▸ **Data section**:

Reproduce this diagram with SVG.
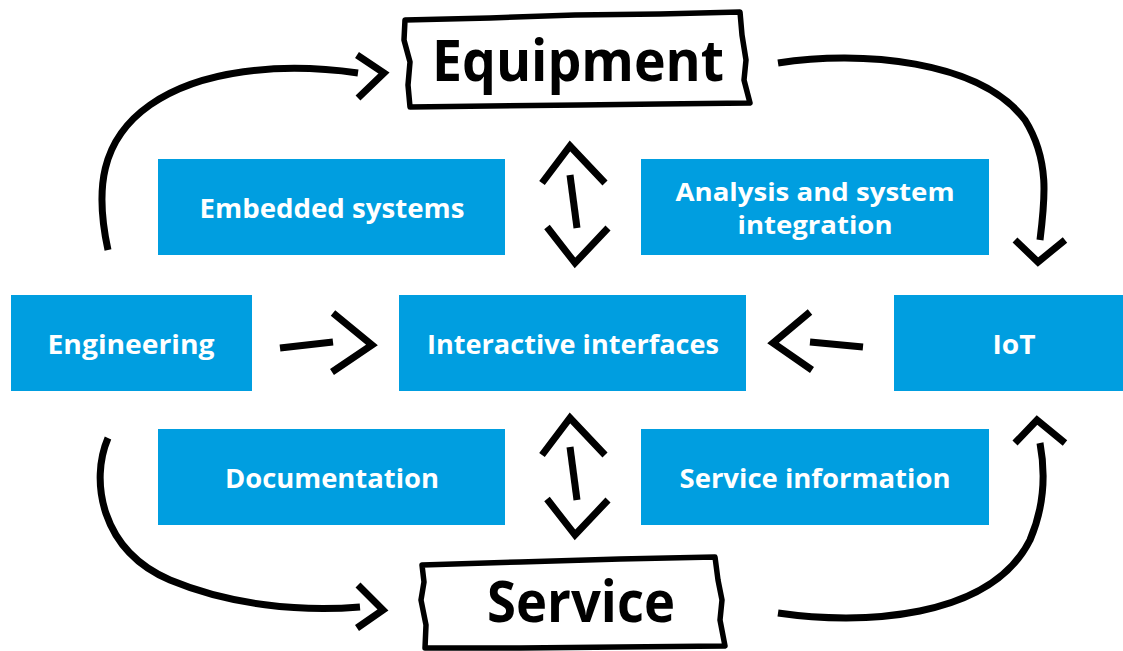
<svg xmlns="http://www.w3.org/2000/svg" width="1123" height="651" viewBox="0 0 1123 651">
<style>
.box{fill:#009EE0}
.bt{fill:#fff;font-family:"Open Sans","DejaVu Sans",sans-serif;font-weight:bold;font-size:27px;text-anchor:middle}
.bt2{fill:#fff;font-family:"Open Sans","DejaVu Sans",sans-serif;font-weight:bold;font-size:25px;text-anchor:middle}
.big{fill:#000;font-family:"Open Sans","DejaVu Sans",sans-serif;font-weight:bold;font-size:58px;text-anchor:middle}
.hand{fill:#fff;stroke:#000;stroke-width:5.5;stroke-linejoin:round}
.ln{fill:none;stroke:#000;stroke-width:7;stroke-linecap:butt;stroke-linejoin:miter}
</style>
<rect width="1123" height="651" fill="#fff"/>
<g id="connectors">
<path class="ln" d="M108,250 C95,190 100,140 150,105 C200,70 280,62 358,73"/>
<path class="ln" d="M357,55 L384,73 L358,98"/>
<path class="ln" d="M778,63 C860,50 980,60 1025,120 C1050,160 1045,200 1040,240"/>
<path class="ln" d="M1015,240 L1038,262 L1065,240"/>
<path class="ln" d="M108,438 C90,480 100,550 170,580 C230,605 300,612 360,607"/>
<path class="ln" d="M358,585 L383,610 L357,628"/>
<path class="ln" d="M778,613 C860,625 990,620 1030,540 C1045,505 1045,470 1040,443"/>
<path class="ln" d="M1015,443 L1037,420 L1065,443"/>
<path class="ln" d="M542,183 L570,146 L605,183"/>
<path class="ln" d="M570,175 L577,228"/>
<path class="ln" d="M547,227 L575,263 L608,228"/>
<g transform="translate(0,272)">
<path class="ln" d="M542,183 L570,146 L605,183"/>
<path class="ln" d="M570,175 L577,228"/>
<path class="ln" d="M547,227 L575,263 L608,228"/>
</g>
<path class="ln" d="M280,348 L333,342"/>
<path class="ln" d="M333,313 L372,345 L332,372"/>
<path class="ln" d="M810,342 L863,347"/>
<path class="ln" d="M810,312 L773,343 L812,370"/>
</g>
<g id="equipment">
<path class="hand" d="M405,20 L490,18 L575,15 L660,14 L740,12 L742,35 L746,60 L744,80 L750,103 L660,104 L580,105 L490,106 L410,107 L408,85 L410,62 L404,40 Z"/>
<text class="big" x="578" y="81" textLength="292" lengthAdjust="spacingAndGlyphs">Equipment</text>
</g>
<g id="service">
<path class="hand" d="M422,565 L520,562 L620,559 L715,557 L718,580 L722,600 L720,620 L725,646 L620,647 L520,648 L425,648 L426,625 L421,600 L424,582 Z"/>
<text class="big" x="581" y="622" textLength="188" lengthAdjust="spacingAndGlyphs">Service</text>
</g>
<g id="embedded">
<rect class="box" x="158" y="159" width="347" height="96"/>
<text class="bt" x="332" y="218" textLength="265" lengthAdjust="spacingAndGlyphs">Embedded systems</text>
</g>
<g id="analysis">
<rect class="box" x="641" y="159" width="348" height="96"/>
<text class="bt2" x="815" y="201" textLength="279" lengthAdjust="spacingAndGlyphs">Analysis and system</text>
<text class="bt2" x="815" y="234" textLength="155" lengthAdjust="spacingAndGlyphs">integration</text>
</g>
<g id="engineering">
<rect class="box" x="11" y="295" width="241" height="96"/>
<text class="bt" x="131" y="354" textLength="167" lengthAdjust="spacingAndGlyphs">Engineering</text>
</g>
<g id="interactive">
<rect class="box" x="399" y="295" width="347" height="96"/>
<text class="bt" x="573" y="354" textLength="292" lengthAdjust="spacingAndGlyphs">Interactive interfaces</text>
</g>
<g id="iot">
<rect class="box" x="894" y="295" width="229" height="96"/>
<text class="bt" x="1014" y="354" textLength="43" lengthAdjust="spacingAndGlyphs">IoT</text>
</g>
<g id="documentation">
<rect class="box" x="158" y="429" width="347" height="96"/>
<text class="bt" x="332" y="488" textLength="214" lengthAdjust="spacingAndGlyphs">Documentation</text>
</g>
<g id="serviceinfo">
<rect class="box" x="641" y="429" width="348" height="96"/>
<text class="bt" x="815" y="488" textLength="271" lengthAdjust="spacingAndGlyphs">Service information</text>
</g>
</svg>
...
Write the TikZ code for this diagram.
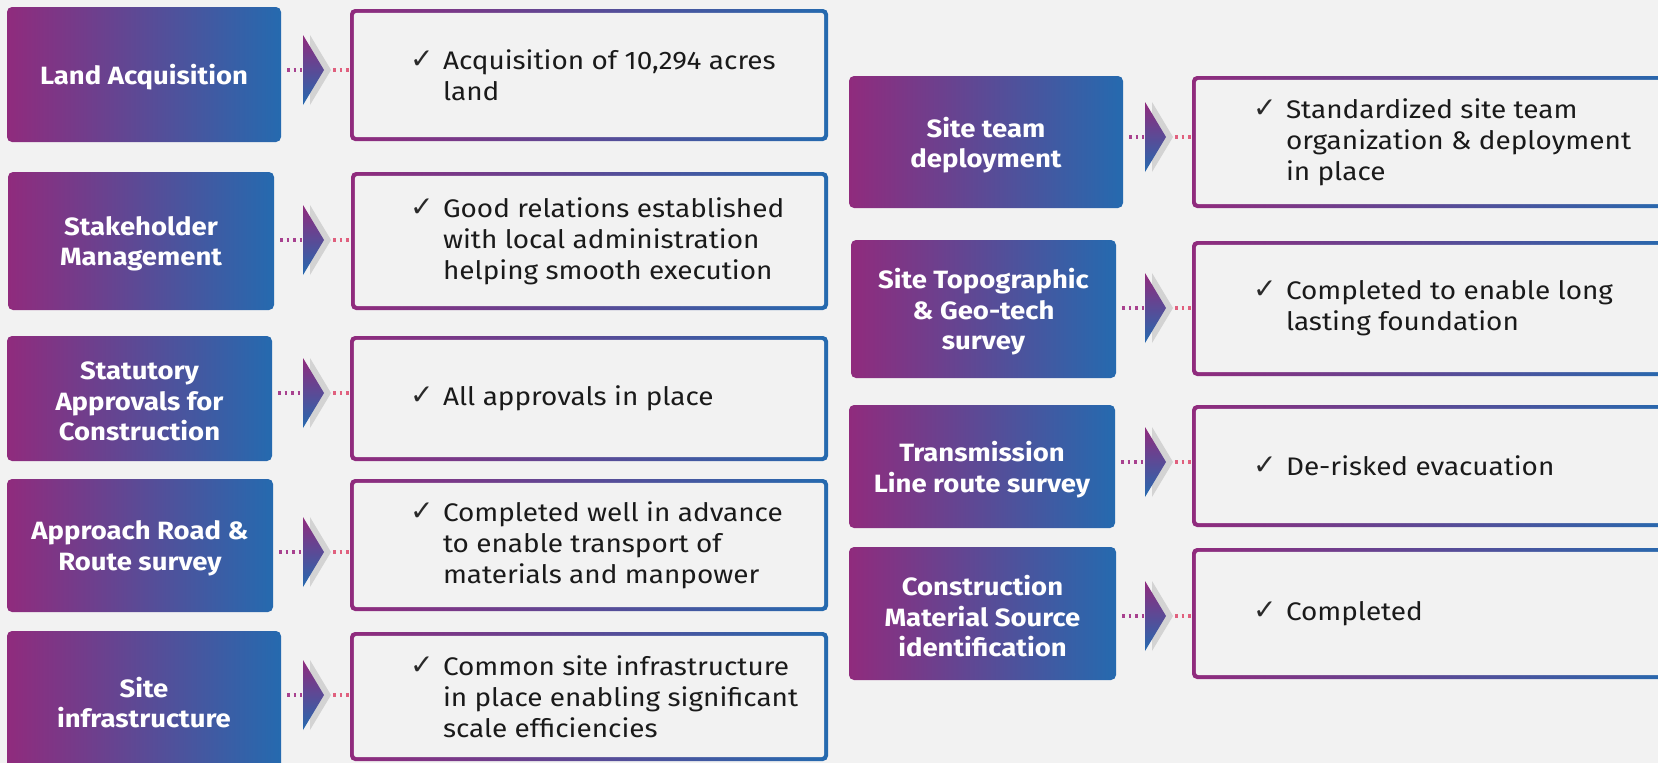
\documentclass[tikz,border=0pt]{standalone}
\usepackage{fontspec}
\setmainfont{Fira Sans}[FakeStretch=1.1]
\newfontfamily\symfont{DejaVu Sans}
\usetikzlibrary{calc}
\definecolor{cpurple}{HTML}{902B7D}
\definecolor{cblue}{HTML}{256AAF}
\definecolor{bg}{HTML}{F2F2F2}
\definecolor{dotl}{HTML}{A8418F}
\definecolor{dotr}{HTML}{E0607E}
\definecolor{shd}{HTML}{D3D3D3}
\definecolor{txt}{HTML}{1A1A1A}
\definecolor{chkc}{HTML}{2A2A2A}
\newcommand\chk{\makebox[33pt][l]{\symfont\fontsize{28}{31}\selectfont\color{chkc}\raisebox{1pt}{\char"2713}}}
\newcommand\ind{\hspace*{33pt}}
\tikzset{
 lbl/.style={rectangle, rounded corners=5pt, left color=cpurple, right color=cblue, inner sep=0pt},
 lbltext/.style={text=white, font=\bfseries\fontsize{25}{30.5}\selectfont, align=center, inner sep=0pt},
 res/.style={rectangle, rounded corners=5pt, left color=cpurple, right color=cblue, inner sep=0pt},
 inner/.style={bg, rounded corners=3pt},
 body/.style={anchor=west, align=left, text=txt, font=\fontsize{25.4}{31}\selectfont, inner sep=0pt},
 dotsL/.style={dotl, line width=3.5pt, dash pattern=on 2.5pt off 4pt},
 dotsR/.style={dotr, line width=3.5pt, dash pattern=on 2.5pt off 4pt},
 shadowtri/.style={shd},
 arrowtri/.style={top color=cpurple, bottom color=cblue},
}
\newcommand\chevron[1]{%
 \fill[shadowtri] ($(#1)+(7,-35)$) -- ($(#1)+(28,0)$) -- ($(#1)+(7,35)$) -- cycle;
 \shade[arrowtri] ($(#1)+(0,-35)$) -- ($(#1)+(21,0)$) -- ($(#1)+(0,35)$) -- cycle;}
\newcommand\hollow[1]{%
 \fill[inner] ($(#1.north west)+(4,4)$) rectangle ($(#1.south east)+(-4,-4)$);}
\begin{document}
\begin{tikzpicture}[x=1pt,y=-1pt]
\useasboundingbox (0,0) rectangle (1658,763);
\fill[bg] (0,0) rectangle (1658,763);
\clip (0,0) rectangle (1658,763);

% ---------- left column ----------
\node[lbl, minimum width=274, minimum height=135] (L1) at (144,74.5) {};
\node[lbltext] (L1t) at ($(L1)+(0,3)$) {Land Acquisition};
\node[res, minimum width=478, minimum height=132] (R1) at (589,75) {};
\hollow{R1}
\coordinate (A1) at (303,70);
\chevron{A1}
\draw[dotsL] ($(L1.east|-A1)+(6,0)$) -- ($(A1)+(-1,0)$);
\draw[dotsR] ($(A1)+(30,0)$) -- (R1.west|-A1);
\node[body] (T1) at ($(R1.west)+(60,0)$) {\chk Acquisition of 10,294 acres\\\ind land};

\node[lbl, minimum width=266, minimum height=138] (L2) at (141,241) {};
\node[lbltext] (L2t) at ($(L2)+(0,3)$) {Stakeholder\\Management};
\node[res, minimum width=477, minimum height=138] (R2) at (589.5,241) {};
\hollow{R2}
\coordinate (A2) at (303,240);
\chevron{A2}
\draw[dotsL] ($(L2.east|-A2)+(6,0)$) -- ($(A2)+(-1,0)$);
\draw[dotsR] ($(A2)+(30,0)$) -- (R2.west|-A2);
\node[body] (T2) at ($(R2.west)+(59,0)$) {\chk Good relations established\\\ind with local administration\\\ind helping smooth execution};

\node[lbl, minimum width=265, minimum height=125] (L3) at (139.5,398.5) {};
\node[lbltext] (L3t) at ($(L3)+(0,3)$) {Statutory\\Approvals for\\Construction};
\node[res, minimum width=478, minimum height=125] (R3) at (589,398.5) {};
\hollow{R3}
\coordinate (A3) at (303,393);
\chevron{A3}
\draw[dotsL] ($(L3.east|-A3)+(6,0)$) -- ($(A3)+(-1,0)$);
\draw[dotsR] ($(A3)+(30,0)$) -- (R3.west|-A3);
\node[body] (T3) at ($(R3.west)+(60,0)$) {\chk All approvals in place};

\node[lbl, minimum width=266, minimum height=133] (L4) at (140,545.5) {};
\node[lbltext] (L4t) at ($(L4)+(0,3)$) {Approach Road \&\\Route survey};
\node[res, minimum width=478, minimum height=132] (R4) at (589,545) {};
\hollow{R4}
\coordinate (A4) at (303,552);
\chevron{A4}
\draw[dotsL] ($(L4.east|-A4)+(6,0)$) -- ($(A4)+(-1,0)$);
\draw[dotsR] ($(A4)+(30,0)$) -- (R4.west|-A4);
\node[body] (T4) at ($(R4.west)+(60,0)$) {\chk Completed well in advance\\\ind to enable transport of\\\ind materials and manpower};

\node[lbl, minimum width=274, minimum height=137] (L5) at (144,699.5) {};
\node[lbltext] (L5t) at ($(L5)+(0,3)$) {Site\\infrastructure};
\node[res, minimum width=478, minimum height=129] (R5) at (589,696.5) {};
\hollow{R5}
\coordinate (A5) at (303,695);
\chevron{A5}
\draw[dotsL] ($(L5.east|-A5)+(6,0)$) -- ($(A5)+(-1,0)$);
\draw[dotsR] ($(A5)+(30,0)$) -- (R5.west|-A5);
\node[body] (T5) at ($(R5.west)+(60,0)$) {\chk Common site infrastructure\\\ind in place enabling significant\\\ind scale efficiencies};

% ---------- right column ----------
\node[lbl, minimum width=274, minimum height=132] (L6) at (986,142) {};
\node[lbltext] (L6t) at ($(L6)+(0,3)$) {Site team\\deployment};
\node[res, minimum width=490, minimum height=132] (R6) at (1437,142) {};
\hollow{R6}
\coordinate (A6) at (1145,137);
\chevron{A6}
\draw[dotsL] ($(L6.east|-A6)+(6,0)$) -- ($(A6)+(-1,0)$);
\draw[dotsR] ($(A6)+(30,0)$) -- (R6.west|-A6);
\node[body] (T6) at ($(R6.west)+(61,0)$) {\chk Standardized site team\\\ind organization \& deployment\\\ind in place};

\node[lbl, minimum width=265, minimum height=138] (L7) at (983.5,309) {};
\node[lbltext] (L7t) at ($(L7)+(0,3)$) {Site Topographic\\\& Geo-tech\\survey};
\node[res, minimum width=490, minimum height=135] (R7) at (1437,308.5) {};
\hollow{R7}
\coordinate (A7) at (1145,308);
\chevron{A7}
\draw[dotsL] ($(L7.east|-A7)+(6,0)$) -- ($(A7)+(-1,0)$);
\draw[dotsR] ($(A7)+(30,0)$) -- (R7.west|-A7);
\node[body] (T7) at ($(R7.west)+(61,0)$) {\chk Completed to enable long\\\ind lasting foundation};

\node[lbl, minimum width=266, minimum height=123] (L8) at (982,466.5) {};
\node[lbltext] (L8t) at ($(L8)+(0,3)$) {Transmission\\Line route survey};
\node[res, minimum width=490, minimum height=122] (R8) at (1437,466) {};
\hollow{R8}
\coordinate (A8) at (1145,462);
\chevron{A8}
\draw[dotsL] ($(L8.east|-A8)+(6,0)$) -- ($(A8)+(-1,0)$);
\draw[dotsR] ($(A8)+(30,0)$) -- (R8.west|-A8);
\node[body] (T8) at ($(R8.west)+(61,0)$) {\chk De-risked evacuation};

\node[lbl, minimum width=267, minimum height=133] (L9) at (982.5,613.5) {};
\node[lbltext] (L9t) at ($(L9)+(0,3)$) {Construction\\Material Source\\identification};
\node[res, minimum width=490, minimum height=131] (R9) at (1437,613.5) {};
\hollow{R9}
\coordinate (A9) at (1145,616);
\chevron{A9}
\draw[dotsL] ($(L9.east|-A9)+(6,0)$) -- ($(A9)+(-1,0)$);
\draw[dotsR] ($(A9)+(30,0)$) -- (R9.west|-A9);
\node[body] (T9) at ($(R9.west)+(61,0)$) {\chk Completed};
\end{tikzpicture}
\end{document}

▸ **The problem**: From the records above, pull out each line that has "diagram".

▸ **Task answer**:
Reproduce this diagram with SVG.
Write the TikZ code for this diagram.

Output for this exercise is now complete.